Left singular vectors, returned as the columns of a matrix.

• For an m-by-n matrix A with m > n, the economy-sized decompositions svd(A,'econ') and svd(A,0) compute only the first n columns of U. In this case, the columns of U are orthogonal and U is an m-by-n matrix that satisfies ${U}^{H}U={I}_{n}$.

• For full decompositions, svd(A) returns U as an m-by-m unitary matrix satisfying $U{U}^{H}={U}^{H}U={I}_{m}$. The columns of U that correspond to nonzero singular values form a set of orthonormal basis vectors for the range of A.

Different machines and releases of MATLAB® can produce different singular vectors that are still numerically accurate. Corresponding columns in U and V can flip their signs, since this does not affect the value of the expression A = U*S*V'.

Singular values, returned as a diagonal matrix. The diagonal elements of S are nonnegative singular values in decreasing order. The size of S is as follows:

• For an m-by-n matrix A, the economy-sized decomposition svd(A,'econ') returns S as a square matrix of order min([m,n]).

• For full decompositions, svd(A) returns S with the same size as A.

• If m > n, then svd(A,0) returns S as a square matrix of order min([m,n]).

• If m < n, then svd(A,0) returns S with the same size as A.

Right singular vectors, returned as the columns of a matrix.

• For an m-by-n matrix A with m < n, the economy decomposition svd(A,'econ') computes only the first m columns of V. In this case, the columns of V are orthogonal and V is an n-by-m matrix that satisfies ${V}^{H}V={I}_{m}$.
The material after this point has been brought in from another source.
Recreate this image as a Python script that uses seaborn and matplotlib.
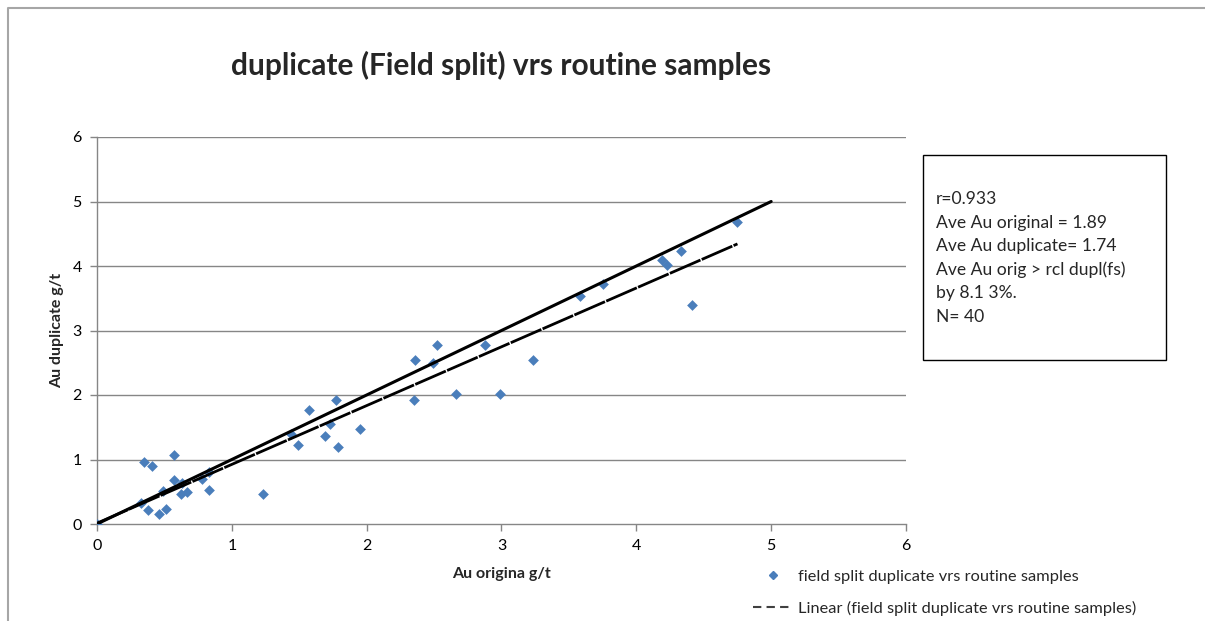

• For full decompositions, svd(A) returns V as an n-by-n unitary matrix satisfying $V{V}^{H}={V}^{H}V={I}_{n}$. The columns of V that do not correspond to nonzero singular values form a set of orthonormal basis vectors for the null space of A.

Different machines and releases of MATLAB can produce different singular vectors that are still numerically accurate. Corresponding columns in U and V can flip their signs, since this does not affect the value of the expression A = U*S*V'.